# [WHAT THE TASK ASKS]
The entries below should be quoted exactly, with no pictures carried over.

Source code of charts:
== == ==

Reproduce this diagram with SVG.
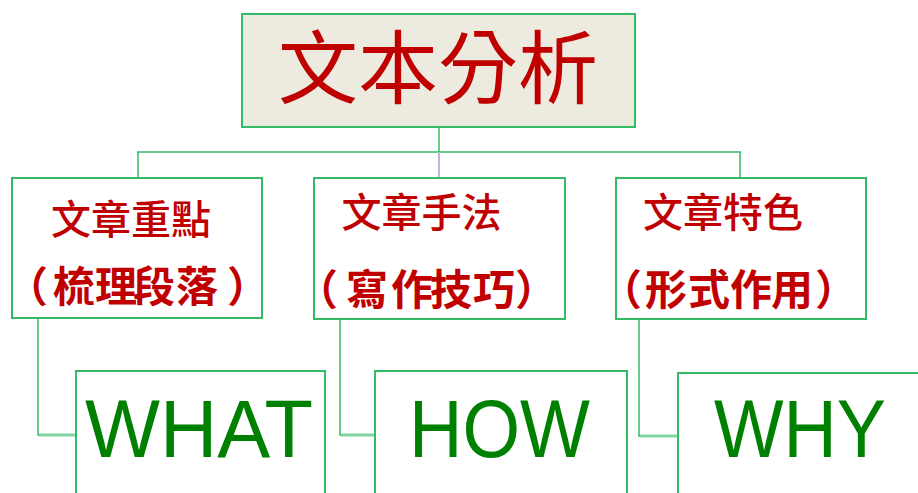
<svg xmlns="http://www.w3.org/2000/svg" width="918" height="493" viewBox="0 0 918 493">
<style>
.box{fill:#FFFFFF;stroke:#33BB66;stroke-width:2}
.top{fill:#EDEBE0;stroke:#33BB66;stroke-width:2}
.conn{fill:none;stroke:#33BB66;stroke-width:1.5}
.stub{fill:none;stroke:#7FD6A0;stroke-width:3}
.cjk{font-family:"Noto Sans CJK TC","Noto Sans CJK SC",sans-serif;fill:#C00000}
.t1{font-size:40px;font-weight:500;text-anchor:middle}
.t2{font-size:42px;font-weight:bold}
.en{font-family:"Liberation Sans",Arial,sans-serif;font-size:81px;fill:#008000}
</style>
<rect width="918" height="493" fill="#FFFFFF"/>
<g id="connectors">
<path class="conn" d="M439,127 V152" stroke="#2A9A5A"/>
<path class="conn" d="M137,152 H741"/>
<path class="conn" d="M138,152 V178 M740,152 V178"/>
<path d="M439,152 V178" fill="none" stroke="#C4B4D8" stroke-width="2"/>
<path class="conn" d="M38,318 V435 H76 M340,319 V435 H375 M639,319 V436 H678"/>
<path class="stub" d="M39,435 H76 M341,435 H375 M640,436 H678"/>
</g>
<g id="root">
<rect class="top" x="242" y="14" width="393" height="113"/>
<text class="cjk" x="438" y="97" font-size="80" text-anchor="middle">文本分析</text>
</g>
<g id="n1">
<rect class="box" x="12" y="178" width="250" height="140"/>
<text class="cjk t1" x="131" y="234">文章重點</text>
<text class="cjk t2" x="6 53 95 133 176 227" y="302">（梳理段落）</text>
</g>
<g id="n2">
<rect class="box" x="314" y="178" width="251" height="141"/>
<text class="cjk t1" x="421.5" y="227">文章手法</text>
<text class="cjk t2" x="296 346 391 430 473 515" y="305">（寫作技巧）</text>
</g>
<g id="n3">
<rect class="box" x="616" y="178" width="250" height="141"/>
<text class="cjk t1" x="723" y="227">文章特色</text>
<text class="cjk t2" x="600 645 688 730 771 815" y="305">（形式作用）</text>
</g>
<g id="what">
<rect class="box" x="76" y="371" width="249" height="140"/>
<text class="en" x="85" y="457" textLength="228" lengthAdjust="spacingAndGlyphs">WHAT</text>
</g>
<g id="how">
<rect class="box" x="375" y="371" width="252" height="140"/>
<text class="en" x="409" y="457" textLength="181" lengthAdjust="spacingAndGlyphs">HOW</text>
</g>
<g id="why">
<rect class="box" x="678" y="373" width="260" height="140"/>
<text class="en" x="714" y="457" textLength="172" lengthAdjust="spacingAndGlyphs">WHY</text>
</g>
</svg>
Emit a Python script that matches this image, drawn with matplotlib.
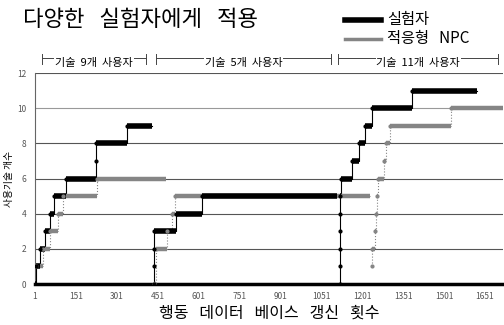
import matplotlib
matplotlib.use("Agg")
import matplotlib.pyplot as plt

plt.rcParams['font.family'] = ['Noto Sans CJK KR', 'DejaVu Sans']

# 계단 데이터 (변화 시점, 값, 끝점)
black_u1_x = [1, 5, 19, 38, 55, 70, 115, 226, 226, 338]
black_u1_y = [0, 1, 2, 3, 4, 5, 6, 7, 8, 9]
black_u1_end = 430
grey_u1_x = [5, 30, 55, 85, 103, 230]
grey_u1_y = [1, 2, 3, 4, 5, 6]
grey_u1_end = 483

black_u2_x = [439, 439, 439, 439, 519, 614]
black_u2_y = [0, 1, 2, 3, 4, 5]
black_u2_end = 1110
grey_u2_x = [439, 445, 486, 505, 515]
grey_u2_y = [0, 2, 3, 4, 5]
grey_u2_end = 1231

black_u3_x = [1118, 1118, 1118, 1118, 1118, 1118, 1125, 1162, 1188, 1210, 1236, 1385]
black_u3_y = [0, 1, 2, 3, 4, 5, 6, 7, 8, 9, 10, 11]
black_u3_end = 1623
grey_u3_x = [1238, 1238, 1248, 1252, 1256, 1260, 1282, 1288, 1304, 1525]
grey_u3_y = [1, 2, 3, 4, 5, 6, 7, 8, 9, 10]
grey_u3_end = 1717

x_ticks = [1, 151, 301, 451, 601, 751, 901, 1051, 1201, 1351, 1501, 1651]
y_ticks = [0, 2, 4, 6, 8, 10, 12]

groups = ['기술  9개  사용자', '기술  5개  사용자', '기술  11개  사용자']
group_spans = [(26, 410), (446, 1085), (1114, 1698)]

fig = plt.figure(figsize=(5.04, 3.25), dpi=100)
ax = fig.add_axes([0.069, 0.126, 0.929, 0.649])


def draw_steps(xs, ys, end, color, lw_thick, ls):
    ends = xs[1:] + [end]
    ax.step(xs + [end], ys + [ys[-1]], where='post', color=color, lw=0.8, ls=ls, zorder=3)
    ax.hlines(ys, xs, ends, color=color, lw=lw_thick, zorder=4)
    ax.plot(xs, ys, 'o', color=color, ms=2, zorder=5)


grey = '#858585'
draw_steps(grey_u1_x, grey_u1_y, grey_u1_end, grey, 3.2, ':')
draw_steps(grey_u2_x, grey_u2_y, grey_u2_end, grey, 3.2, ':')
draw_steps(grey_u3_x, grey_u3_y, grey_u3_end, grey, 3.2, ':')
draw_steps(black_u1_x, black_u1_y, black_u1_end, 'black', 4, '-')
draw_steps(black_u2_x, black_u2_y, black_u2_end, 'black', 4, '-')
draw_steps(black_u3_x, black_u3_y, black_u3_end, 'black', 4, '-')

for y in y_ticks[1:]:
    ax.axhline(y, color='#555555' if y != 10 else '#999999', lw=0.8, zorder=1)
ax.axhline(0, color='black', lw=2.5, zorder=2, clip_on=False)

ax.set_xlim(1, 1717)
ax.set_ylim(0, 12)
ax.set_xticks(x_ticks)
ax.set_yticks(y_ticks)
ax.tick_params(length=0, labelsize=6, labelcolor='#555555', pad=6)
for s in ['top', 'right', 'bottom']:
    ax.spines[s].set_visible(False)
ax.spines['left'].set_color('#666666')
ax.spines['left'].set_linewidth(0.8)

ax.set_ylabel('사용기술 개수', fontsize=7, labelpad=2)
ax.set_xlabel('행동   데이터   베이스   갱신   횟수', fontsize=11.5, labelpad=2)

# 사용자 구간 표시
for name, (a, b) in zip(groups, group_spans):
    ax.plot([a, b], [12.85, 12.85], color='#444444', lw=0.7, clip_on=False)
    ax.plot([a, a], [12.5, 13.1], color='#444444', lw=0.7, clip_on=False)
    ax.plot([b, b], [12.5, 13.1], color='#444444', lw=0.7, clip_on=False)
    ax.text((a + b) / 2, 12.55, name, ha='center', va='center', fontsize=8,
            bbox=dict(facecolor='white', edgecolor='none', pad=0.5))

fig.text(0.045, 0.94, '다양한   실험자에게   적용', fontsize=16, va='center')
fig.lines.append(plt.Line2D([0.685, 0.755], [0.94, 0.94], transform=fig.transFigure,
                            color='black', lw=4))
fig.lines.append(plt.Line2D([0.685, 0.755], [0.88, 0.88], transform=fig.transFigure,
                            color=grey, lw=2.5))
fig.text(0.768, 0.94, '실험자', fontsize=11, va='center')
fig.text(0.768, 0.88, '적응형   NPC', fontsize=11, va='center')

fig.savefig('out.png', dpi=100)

== == ==

# [TASK ANSWER]
Reproduce this diagram with SVG.
<svg xmlns="http://www.w3.org/2000/svg" width="918" height="493" viewBox="0 0 918 493">
<style>
.box{fill:#FFFFFF;stroke:#33BB66;stroke-width:2}
.top{fill:#EDEBE0;stroke:#33BB66;stroke-width:2}
.conn{fill:none;stroke:#33BB66;stroke-width:1.5}
.stub{fill:none;stroke:#7FD6A0;stroke-width:3}
.cjk{font-family:"Noto Sans CJK TC","Noto Sans CJK SC",sans-serif;fill:#C00000}
.t1{font-size:40px;font-weight:500;text-anchor:middle}
.t2{font-size:42px;font-weight:bold}
.en{font-family:"Liberation Sans",Arial,sans-serif;font-size:81px;fill:#008000}
</style>
<rect width="918" height="493" fill="#FFFFFF"/>
<g id="connectors">
<path class="conn" d="M439,127 V152" stroke="#2A9A5A"/>
<path class="conn" d="M137,152 H741"/>
<path class="conn" d="M138,152 V178 M740,152 V178"/>
<path d="M439,152 V178" fill="none" stroke="#C4B4D8" stroke-width="2"/>
<path class="conn" d="M38,318 V435 H76 M340,319 V435 H375 M639,319 V436 H678"/>
<path class="stub" d="M39,435 H76 M341,435 H375 M640,436 H678"/>
</g>
<g id="root">
<rect class="top" x="242" y="14" width="393" height="113"/>
<text class="cjk" x="438" y="97" font-size="80" text-anchor="middle">文本分析</text>
</g>
<g id="n1">
<rect class="box" x="12" y="178" width="250" height="140"/>
<text class="cjk t1" x="131" y="234">文章重點</text>
<text class="cjk t2" x="6 53 95 133 176 227" y="302">（梳理段落）</text>
</g>
<g id="n2">
<rect class="box" x="314" y="178" width="251" height="141"/>
<text class="cjk t1" x="421.5" y="227">文章手法</text>
<text class="cjk t2" x="296 346 391 430 473 515" y="305">（寫作技巧）</text>
</g>
<g id="n3">
<rect class="box" x="616" y="178" width="250" height="141"/>
<text class="cjk t1" x="723" y="227">文章特色</text>
<text class="cjk t2" x="600 645 688 730 771 815" y="305">（形式作用）</text>
</g>
<g id="what">
<rect class="box" x="76" y="371" width="249" height="140"/>
<text class="en" x="85" y="457" textLength="228" lengthAdjust="spacingAndGlyphs">WHAT</text>
</g>
<g id="how">
<rect class="box" x="375" y="371" width="252" height="140"/>
<text class="en" x="409" y="457" textLength="181" lengthAdjust="spacingAndGlyphs">HOW</text>
</g>
<g id="why">
<rect class="box" x="678" y="373" width="260" height="140"/>
<text class="en" x="714" y="457" textLength="172" lengthAdjust="spacingAndGlyphs">WHY</text>
</g>
</svg>
Emit a Python script that matches this image, drawn with matplotlib.
import matplotlib
matplotlib.use("Agg")
import matplotlib.pyplot as plt

plt.rcParams['font.family'] = ['Noto Sans CJK KR', 'DejaVu Sans']

# 계단 데이터 (변화 시점, 값, 끝점)
black_u1_x = [1, 5, 19, 38, 55, 70, 115, 226, 226, 338]
black_u1_y = [0, 1, 2, 3, 4, 5, 6, 7, 8, 9]
black_u1_end = 430
grey_u1_x = [5, 30, 55, 85, 103, 230]
grey_u1_y = [1, 2, 3, 4, 5, 6]
grey_u1_end = 483

black_u2_x = [439, 439, 439, 439, 519, 614]
black_u2_y = [0, 1, 2, 3, 4, 5]
black_u2_end = 1110
grey_u2_x = [439, 445, 486, 505, 515]
grey_u2_y = [0, 2, 3, 4, 5]
grey_u2_end = 1231

black_u3_x = [1118, 1118, 1118, 1118, 1118, 1118, 1125, 1162, 1188, 1210, 1236, 1385]
black_u3_y = [0, 1, 2, 3, 4, 5, 6, 7, 8, 9, 10, 11]
black_u3_end = 1623
grey_u3_x = [1238, 1238, 1248, 1252, 1256, 1260, 1282, 1288, 1304, 1525]
grey_u3_y = [1, 2, 3, 4, 5, 6, 7, 8, 9, 10]
grey_u3_end = 1717

x_ticks = [1, 151, 301, 451, 601, 751, 901, 1051, 1201, 1351, 1501, 1651]
y_ticks = [0, 2, 4, 6, 8, 10, 12]

groups = ['기술  9개  사용자', '기술  5개  사용자', '기술  11개  사용자']
group_spans = [(26, 410), (446, 1085), (1114, 1698)]

fig = plt.figure(figsize=(5.04, 3.25), dpi=100)
ax = fig.add_axes([0.069, 0.126, 0.929, 0.649])


def draw_steps(xs, ys, end, color, lw_thick, ls):
    ends = xs[1:] + [end]
    ax.step(xs + [end], ys + [ys[-1]], where='post', color=color, lw=0.8, ls=ls, zorder=3)
    ax.hlines(ys, xs, ends, color=color, lw=lw_thick, zorder=4)
    ax.plot(xs, ys, 'o', color=color, ms=2, zorder=5)


grey = '#858585'
draw_steps(grey_u1_x, grey_u1_y, grey_u1_end, grey, 3.2, ':')
draw_steps(grey_u2_x, grey_u2_y, grey_u2_end, grey, 3.2, ':')
draw_steps(grey_u3_x, grey_u3_y, grey_u3_end, grey, 3.2, ':')
draw_steps(black_u1_x, black_u1_y, black_u1_end, 'black', 4, '-')
draw_steps(black_u2_x, black_u2_y, black_u2_end, 'black', 4, '-')
draw_steps(black_u3_x, black_u3_y, black_u3_end, 'black', 4, '-')

for y in y_ticks[1:]:
    ax.axhline(y, color='#555555' if y != 10 else '#999999', lw=0.8, zorder=1)
ax.axhline(0, color='black', lw=2.5, zorder=2, clip_on=False)

ax.set_xlim(1, 1717)
ax.set_ylim(0, 12)
ax.set_xticks(x_ticks)
ax.set_yticks(y_ticks)
ax.tick_params(length=0, labelsize=6, labelcolor='#555555', pad=6)
for s in ['top', 'right', 'bottom']:
    ax.spines[s].set_visible(False)
ax.spines['left'].set_color('#666666')
ax.spines['left'].set_linewidth(0.8)

ax.set_ylabel('사용기술 개수', fontsize=7, labelpad=2)
ax.set_xlabel('행동   데이터   베이스   갱신   횟수', fontsize=11.5, labelpad=2)

# 사용자 구간 표시
for name, (a, b) in zip(groups, group_spans):
    ax.plot([a, b], [12.85, 12.85], color='#444444', lw=0.7, clip_on=False)
    ax.plot([a, a], [12.5, 13.1], color='#444444', lw=0.7, clip_on=False)
    ax.plot([b, b], [12.5, 13.1], color='#444444', lw=0.7, clip_on=False)
    ax.text((a + b) / 2, 12.55, name, ha='center', va='center', fontsize=8,
            bbox=dict(facecolor='white', edgecolor='none', pad=0.5))

fig.text(0.045, 0.94, '다양한   실험자에게   적용', fontsize=16, va='center')
fig.lines.append(plt.Line2D([0.685, 0.755], [0.94, 0.94], transform=fig.transFigure,
                            color='black', lw=4))
fig.lines.append(plt.Line2D([0.685, 0.755], [0.88, 0.88], transform=fig.transFigure,
                            color=grey, lw=2.5))
fig.text(0.768, 0.94, '실험자', fontsize=11, va='center')
fig.text(0.768, 0.88, '적응형   NPC', fontsize=11, va='center')

fig.savefig('out.png', dpi=100)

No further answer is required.